Meghan McCain is currently pregnant with her first child, which means that she'll be missing some time on The View soon. Now, fans at least have a loose idea of how the show's producers plan to handle her absence. McCain first announced her pregnancy in March but has not publicly discussed her due date. However, in an interview with Deadline, executive producer Brian Teta said that McCain will still be on the show's panel when Season 24 starts on Tuesday.
McCain, 35, does intend to take maternity leave at some point this season, but she will not have a formal replacement. "We will have a lot of good guests on the show and maybe a couple of surprise guest hosts," Teta said, adding the producers want to "have every viewpoint accounted for, including the conservative side."
As for what McCain has said about her upcoming break, she has ensured fans she has no intention of quitting the show.
"Why does everyone ask me if I'm getting fired or quitting every 20 seconds?" McCain recently said on Watch What Happens: Live With Andy Cohen. "No other host has to deal with this BS. Yes, I'm coming back. It's an election cycle."
Additionally, on Twitter, she endorsed the idea of former New York Times writer Bari Weiss taking over her slot during her maternity leave. Weiss penned several controversial opinion pieces for the newspaper and accused the company of "unlawful discrimination, hostile work environment, and constructive discharge" when she left the publication in July.
"The election is our Super Bowl, so we are excited about our hosts covering this very consequential moment," senior executive producer Hilary Estey McLoughlin told Deadline. "But I think that what evolves over the season — we were at the intersection of politics, the pandemic and the racial justice movement, and we're always reflecting the national conversation, which gives you a unique position in daytime. …The focus will continue to be that as long as that is the conversation that people are having."
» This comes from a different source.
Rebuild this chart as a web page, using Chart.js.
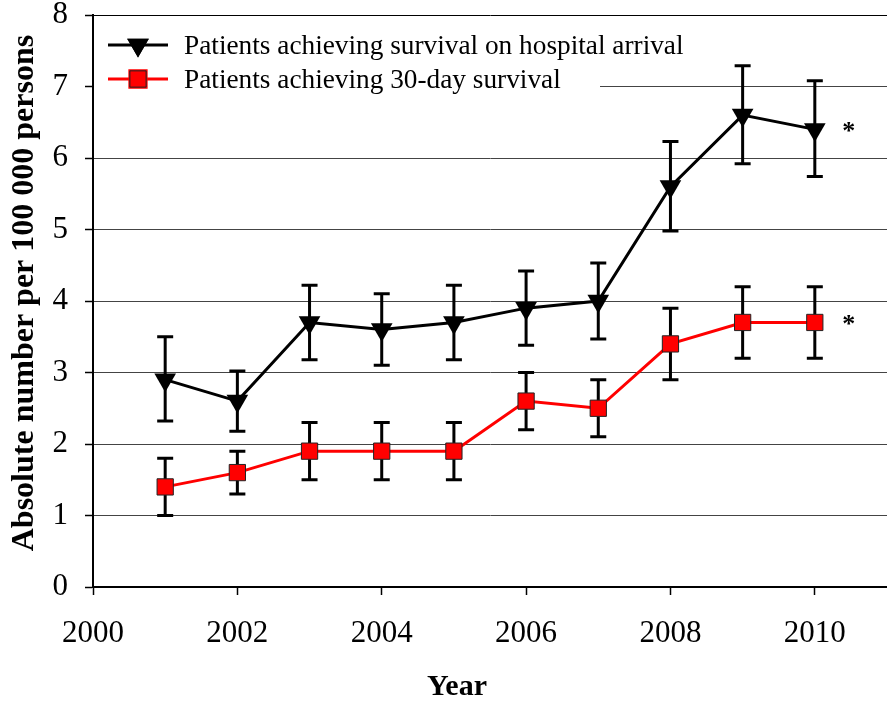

Teta added, "One of the mission statements of The View was to be a reflection of the conversations that people are having in the real world. And I think in the last couple of years, the real world is starting to look a lot more like The View instead of the other way around. The real world has become a reflection of us, because even the arguments they are having on the show, they are having every day in families. As things become polarized, I think people are looking at our show, and seeing no matter what your viewpoint is, you see it on our show."